YOUR OBJECTIVE: Quote the data below in full, minus the images.
________________
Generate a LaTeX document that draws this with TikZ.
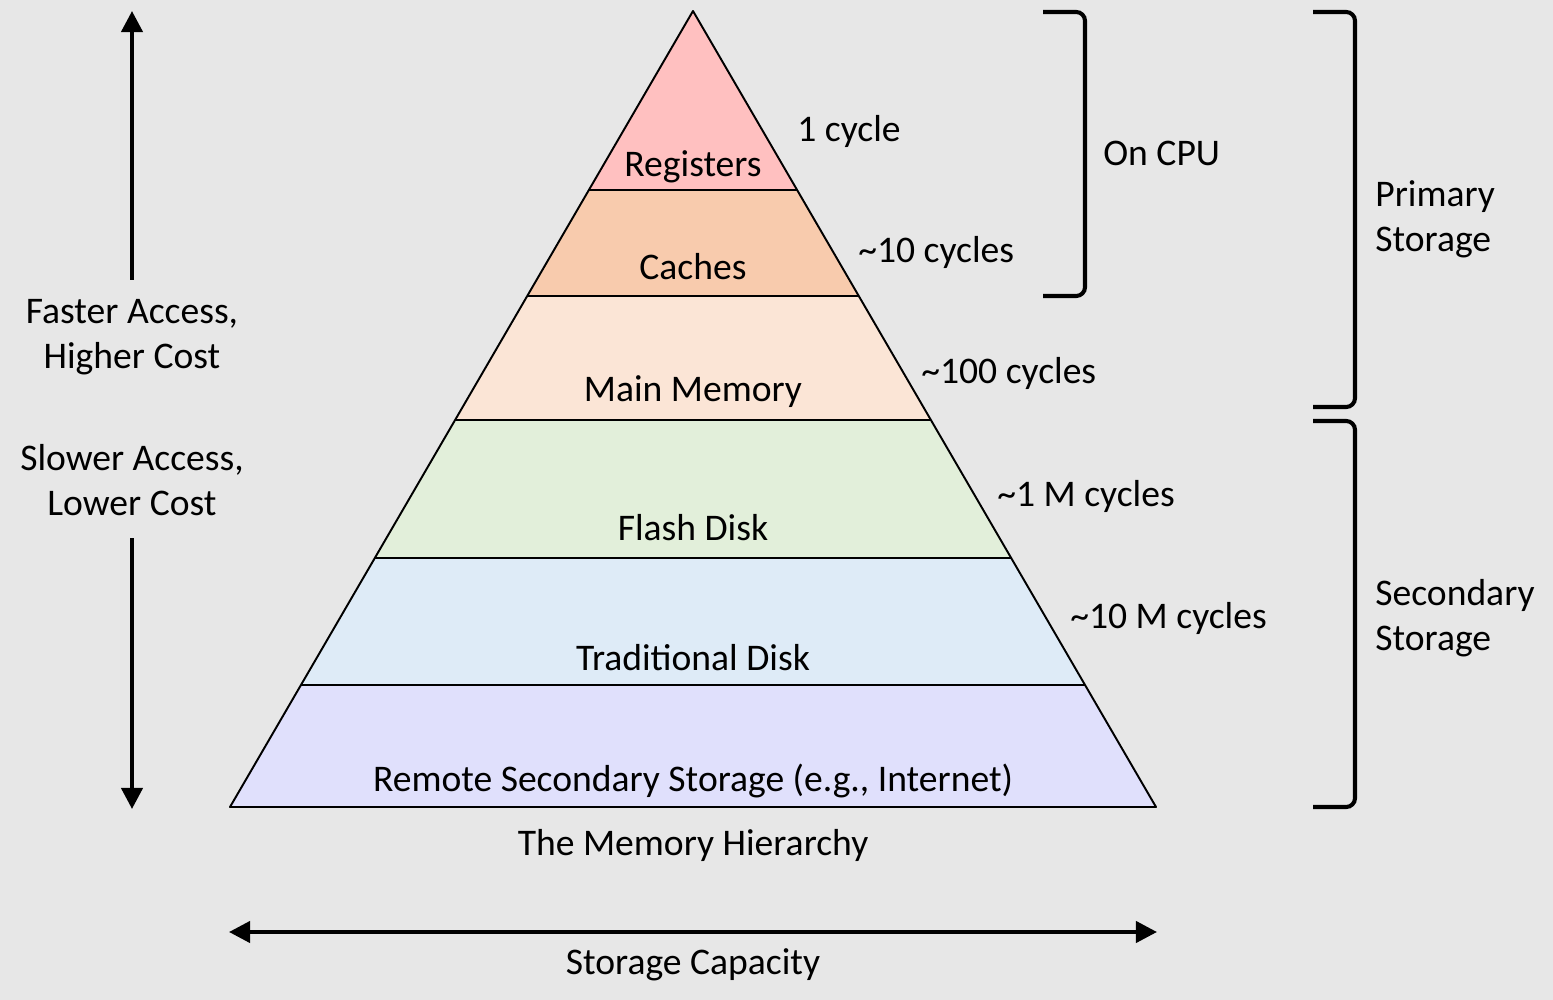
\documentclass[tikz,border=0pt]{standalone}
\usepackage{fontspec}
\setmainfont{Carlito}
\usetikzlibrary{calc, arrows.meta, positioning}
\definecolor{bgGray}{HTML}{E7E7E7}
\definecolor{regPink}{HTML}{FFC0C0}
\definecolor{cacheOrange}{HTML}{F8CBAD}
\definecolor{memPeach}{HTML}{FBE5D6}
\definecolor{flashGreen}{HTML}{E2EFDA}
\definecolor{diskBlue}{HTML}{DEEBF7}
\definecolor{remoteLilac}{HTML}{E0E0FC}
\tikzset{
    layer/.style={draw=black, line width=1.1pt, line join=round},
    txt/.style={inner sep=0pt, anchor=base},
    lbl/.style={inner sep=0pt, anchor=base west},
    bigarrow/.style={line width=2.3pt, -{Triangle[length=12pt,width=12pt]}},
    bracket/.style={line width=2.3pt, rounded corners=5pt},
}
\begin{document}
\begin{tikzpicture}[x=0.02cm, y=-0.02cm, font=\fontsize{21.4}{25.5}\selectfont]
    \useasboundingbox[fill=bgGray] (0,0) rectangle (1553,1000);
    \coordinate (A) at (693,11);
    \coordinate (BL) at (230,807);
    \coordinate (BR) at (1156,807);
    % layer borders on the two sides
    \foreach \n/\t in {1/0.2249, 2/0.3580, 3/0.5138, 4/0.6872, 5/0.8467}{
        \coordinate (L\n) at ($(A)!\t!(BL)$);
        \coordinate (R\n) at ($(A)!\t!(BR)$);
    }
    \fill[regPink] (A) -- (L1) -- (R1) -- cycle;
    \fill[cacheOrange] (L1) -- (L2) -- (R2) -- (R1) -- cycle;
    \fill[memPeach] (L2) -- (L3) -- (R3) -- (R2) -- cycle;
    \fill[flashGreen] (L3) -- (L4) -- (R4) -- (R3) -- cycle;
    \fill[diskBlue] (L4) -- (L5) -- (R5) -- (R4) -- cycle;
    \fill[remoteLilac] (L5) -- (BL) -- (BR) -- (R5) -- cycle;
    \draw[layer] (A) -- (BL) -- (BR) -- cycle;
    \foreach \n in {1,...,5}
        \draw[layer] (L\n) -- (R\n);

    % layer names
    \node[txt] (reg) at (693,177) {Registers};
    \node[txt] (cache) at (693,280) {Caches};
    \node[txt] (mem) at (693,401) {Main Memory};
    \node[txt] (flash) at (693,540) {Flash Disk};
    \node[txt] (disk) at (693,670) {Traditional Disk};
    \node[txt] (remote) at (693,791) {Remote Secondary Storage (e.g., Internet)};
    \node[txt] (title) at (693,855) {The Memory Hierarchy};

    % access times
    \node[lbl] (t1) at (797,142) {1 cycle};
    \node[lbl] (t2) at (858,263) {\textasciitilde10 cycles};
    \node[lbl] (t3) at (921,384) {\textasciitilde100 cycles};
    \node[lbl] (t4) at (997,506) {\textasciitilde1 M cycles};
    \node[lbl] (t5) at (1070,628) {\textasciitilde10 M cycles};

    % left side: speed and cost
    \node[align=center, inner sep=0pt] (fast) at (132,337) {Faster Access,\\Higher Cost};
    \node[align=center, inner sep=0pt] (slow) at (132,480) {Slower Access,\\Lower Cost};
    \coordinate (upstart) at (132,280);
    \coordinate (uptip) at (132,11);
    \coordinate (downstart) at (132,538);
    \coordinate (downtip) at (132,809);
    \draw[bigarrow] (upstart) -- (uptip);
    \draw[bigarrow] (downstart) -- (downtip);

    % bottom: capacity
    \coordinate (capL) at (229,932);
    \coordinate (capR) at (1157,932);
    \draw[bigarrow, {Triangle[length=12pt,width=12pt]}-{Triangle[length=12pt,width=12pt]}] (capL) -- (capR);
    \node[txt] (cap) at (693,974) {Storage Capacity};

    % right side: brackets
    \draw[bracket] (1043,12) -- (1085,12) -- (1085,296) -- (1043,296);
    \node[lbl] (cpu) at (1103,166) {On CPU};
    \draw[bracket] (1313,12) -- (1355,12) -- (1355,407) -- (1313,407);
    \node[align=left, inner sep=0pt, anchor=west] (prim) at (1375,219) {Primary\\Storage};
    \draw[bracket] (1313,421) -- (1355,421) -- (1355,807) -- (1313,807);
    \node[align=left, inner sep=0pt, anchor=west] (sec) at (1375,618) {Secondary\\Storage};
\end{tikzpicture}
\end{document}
________________
COMPLETE RESPONSE:
Generate a LaTeX document that draws this with TikZ.
\documentclass[tikz,border=0pt]{standalone}
\usepackage{fontspec}
\setmainfont{Carlito}
\usetikzlibrary{calc, arrows.meta, positioning}
\definecolor{bgGray}{HTML}{E7E7E7}
\definecolor{regPink}{HTML}{FFC0C0}
\definecolor{cacheOrange}{HTML}{F8CBAD}
\definecolor{memPeach}{HTML}{FBE5D6}
\definecolor{flashGreen}{HTML}{E2EFDA}
\definecolor{diskBlue}{HTML}{DEEBF7}
\definecolor{remoteLilac}{HTML}{E0E0FC}
\tikzset{
    layer/.style={draw=black, line width=1.1pt, line join=round},
    txt/.style={inner sep=0pt, anchor=base},
    lbl/.style={inner sep=0pt, anchor=base west},
    bigarrow/.style={line width=2.3pt, -{Triangle[length=12pt,width=12pt]}},
    bracket/.style={line width=2.3pt, rounded corners=5pt},
}
\begin{document}
\begin{tikzpicture}[x=0.02cm, y=-0.02cm, font=\fontsize{21.4}{25.5}\selectfont]
    \useasboundingbox[fill=bgGray] (0,0) rectangle (1553,1000);
    \coordinate (A) at (693,11);
    \coordinate (BL) at (230,807);
    \coordinate (BR) at (1156,807);
    % layer borders on the two sides
    \foreach \n/\t in {1/0.2249, 2/0.3580, 3/0.5138, 4/0.6872, 5/0.8467}{
        \coordinate (L\n) at ($(A)!\t!(BL)$);
        \coordinate (R\n) at ($(A)!\t!(BR)$);
    }
    \fill[regPink] (A) -- (L1) -- (R1) -- cycle;
    \fill[cacheOrange] (L1) -- (L2) -- (R2) -- (R1) -- cycle;
    \fill[memPeach] (L2) -- (L3) -- (R3) -- (R2) -- cycle;
    \fill[flashGreen] (L3) -- (L4) -- (R4) -- (R3) -- cycle;
    \fill[diskBlue] (L4) -- (L5) -- (R5) -- (R4) -- cycle;
    \fill[remoteLilac] (L5) -- (BL) -- (BR) -- (R5) -- cycle;
    \draw[layer] (A) -- (BL) -- (BR) -- cycle;
    \foreach \n in {1,...,5}
        \draw[layer] (L\n) -- (R\n);

    % layer names
    \node[txt] (reg) at (693,177) {Registers};
    \node[txt] (cache) at (693,280) {Caches};
    \node[txt] (mem) at (693,401) {Main Memory};
    \node[txt] (flash) at (693,540) {Flash Disk};
    \node[txt] (disk) at (693,670) {Traditional Disk};
    \node[txt] (remote) at (693,791) {Remote Secondary Storage (e.g., Internet)};
    \node[txt] (title) at (693,855) {The Memory Hierarchy};

    % access times
    \node[lbl] (t1) at (797,142) {1 cycle};
    \node[lbl] (t2) at (858,263) {\textasciitilde10 cycles};
    \node[lbl] (t3) at (921,384) {\textasciitilde100 cycles};
    \node[lbl] (t4) at (997,506) {\textasciitilde1 M cycles};
    \node[lbl] (t5) at (1070,628) {\textasciitilde10 M cycles};

    % left side: speed and cost
    \node[align=center, inner sep=0pt] (fast) at (132,337) {Faster Access,\\Higher Cost};
    \node[align=center, inner sep=0pt] (slow) at (132,480) {Slower Access,\\Lower Cost};
    \coordinate (upstart) at (132,280);
    \coordinate (uptip) at (132,11);
    \coordinate (downstart) at (132,538);
    \coordinate (downtip) at (132,809);
    \draw[bigarrow] (upstart) -- (uptip);
    \draw[bigarrow] (downstart) -- (downtip);

    % bottom: capacity
    \coordinate (capL) at (229,932);
    \coordinate (capR) at (1157,932);
    \draw[bigarrow, {Triangle[length=12pt,width=12pt]}-{Triangle[length=12pt,width=12pt]}] (capL) -- (capR);
    \node[txt] (cap) at (693,974) {Storage Capacity};

    % right side: brackets
    \draw[bracket] (1043,12) -- (1085,12) -- (1085,296) -- (1043,296);
    \node[lbl] (cpu) at (1103,166) {On CPU};
    \draw[bracket] (1313,12) -- (1355,12) -- (1355,407) -- (1313,407);
    \node[align=left, inner sep=0pt, anchor=west] (prim) at (1375,219) {Primary\\Storage};
    \draw[bracket] (1313,421) -- (1355,421) -- (1355,807) -- (1313,807);
    \node[align=left, inner sep=0pt, anchor=west] (sec) at (1375,618) {Secondary\\Storage};
\end{tikzpicture}
\end{document}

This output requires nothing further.